- Your goal -
Write out the entire listing below exactly, with the pictures left out.

- Given data -

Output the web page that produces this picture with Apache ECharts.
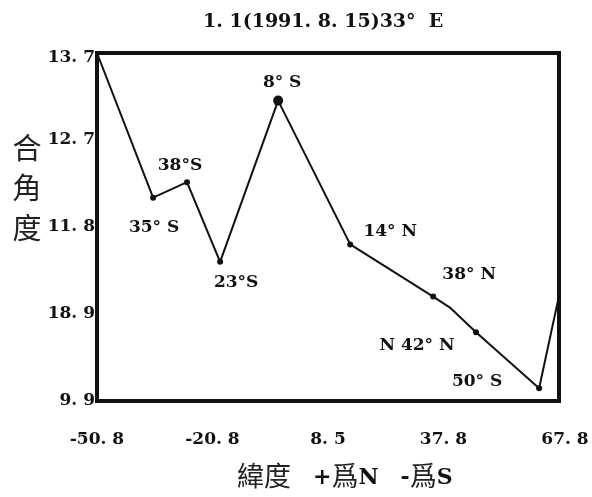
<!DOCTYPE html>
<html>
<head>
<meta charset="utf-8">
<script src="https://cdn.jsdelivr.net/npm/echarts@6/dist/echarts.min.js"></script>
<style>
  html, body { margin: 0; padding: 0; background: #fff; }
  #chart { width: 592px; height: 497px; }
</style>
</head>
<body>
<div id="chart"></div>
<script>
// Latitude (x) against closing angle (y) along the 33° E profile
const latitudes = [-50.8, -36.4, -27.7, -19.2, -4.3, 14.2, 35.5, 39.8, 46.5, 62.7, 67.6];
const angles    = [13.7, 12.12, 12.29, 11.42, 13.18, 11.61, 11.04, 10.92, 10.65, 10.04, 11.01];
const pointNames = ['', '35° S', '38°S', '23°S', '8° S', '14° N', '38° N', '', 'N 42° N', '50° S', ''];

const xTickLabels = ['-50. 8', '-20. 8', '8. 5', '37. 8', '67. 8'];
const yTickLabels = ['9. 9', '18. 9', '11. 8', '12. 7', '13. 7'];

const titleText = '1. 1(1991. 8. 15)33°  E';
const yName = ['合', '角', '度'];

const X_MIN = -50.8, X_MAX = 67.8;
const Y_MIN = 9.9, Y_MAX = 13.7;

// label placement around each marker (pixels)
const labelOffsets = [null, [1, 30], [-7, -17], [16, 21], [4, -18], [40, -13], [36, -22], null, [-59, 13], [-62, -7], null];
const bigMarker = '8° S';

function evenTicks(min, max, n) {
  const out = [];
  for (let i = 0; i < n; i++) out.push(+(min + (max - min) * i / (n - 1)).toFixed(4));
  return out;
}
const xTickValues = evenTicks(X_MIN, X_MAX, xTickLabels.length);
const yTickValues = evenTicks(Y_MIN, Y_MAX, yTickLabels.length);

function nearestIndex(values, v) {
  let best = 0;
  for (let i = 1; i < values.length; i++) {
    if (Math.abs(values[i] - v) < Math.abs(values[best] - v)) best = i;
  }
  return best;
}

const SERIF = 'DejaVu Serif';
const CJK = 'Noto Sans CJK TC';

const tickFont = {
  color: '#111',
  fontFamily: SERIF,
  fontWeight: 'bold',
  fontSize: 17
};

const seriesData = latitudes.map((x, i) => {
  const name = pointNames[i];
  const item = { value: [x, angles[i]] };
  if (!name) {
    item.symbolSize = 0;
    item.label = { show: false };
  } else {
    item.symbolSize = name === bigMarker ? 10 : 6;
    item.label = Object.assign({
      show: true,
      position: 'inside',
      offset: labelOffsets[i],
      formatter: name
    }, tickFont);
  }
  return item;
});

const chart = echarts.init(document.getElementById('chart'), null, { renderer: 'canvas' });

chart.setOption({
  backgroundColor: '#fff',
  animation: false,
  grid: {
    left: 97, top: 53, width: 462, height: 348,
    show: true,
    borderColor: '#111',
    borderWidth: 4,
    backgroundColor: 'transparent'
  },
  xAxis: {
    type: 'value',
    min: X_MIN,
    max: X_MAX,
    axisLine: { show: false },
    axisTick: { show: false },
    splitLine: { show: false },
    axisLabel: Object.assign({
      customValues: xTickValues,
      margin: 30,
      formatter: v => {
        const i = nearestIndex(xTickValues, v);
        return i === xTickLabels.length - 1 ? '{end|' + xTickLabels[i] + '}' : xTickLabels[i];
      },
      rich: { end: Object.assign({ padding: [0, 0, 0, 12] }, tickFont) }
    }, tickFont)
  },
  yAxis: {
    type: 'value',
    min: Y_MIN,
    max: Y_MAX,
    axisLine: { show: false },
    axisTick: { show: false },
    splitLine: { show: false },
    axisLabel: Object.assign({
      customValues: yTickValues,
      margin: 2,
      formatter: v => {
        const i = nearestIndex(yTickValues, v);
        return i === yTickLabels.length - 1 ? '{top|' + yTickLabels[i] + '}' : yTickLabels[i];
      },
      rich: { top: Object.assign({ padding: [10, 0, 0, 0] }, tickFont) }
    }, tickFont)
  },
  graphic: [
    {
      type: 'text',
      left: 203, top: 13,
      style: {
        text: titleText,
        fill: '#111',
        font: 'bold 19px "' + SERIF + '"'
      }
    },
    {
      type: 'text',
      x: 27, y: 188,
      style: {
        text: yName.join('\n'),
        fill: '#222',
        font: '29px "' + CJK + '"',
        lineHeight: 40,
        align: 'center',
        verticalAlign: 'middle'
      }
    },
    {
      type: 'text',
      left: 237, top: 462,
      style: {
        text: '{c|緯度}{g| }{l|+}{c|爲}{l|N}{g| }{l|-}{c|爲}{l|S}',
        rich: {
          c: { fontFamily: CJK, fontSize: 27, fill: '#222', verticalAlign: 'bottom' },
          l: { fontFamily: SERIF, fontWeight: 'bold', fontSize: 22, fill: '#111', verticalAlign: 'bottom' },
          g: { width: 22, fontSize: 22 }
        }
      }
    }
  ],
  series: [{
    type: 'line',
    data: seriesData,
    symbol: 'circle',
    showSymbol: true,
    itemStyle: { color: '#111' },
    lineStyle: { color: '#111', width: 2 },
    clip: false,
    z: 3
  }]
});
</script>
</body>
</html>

- Response -
Output the web page that produces this picture with Apache ECharts.
<!DOCTYPE html>
<html>
<head>
<meta charset="utf-8">
<script src="https://cdn.jsdelivr.net/npm/echarts@6/dist/echarts.min.js"></script>
<style>
  html, body { margin: 0; padding: 0; background: #fff; }
  #chart { width: 592px; height: 497px; }
</style>
</head>
<body>
<div id="chart"></div>
<script>
// Latitude (x) against closing angle (y) along the 33° E profile
const latitudes = [-50.8, -36.4, -27.7, -19.2, -4.3, 14.2, 35.5, 39.8, 46.5, 62.7, 67.6];
const angles    = [13.7, 12.12, 12.29, 11.42, 13.18, 11.61, 11.04, 10.92, 10.65, 10.04, 11.01];
const pointNames = ['', '35° S', '38°S', '23°S', '8° S', '14° N', '38° N', '', 'N 42° N', '50° S', ''];

const xTickLabels = ['-50. 8', '-20. 8', '8. 5', '37. 8', '67. 8'];
const yTickLabels = ['9. 9', '18. 9', '11. 8', '12. 7', '13. 7'];

const titleText = '1. 1(1991. 8. 15)33°  E';
const yName = ['合', '角', '度'];

const X_MIN = -50.8, X_MAX = 67.8;
const Y_MIN = 9.9, Y_MAX = 13.7;

// label placement around each marker (pixels)
const labelOffsets = [null, [1, 30], [-7, -17], [16, 21], [4, -18], [40, -13], [36, -22], null, [-59, 13], [-62, -7], null];
const bigMarker = '8° S';

function evenTicks(min, max, n) {
  const out = [];
  for (let i = 0; i < n; i++) out.push(+(min + (max - min) * i / (n - 1)).toFixed(4));
  return out;
}
const xTickValues = evenTicks(X_MIN, X_MAX, xTickLabels.length);
const yTickValues = evenTicks(Y_MIN, Y_MAX, yTickLabels.length);

function nearestIndex(values, v) {
  let best = 0;
  for (let i = 1; i < values.length; i++) {
    if (Math.abs(values[i] - v) < Math.abs(values[best] - v)) best = i;
  }
  return best;
}

const SERIF = 'DejaVu Serif';
const CJK = 'Noto Sans CJK TC';

const tickFont = {
  color: '#111',
  fontFamily: SERIF,
  fontWeight: 'bold',
  fontSize: 17
};

const seriesData = latitudes.map((x, i) => {
  const name = pointNames[i];
  const item = { value: [x, angles[i]] };
  if (!name) {
    item.symbolSize = 0;
    item.label = { show: false };
  } else {
    item.symbolSize = name === bigMarker ? 10 : 6;
    item.label = Object.assign({
      show: true,
      position: 'inside',
      offset: labelOffsets[i],
      formatter: name
    }, tickFont);
  }
  return item;
});

const chart = echarts.init(document.getElementById('chart'), null, { renderer: 'canvas' });

chart.setOption({
  backgroundColor: '#fff',
  animation: false,
  grid: {
    left: 97, top: 53, width: 462, height: 348,
    show: true,
    borderColor: '#111',
    borderWidth: 4,
    backgroundColor: 'transparent'
  },
  xAxis: {
    type: 'value',
    min: X_MIN,
    max: X_MAX,
    axisLine: { show: false },
    axisTick: { show: false },
    splitLine: { show: false },
    axisLabel: Object.assign({
      customValues: xTickValues,
      margin: 30,
      formatter: v => {
        const i = nearestIndex(xTickValues, v);
        return i === xTickLabels.length - 1 ? '{end|' + xTickLabels[i] + '}' : xTickLabels[i];
      },
      rich: { end: Object.assign({ padding: [0, 0, 0, 12] }, tickFont) }
    }, tickFont)
  },
  yAxis: {
    type: 'value',
    min: Y_MIN,
    max: Y_MAX,
    axisLine: { show: false },
    axisTick: { show: false },
    splitLine: { show: false },
    axisLabel: Object.assign({
      customValues: yTickValues,
      margin: 2,
      formatter: v => {
        const i = nearestIndex(yTickValues, v);
        return i === yTickLabels.length - 1 ? '{top|' + yTickLabels[i] + '}' : yTickLabels[i];
      },
      rich: { top: Object.assign({ padding: [10, 0, 0, 0] }, tickFont) }
    }, tickFont)
  },
  graphic: [
    {
      type: 'text',
      left: 203, top: 13,
      style: {
        text: titleText,
        fill: '#111',
        font: 'bold 19px "' + SERIF + '"'
      }
    },
    {
      type: 'text',
      x: 27, y: 188,
      style: {
        text: yName.join('\n'),
        fill: '#222',
        font: '29px "' + CJK + '"',
        lineHeight: 40,
        align: 'center',
        verticalAlign: 'middle'
      }
    },
    {
      type: 'text',
      left: 237, top: 462,
      style: {
        text: '{c|緯度}{g| }{l|+}{c|爲}{l|N}{g| }{l|-}{c|爲}{l|S}',
        rich: {
          c: { fontFamily: CJK, fontSize: 27, fill: '#222', verticalAlign: 'bottom' },
          l: { fontFamily: SERIF, fontWeight: 'bold', fontSize: 22, fill: '#111', verticalAlign: 'bottom' },
          g: { width: 22, fontSize: 22 }
        }
      }
    }
  ],
  series: [{
    type: 'line',
    data: seriesData,
    symbol: 'circle',
    showSymbol: true,
    itemStyle: { color: '#111' },
    lineStyle: { color: '#111', width: 2 },
    clip: false,
    z: 3
  }]
});
</script>
</body>
</html>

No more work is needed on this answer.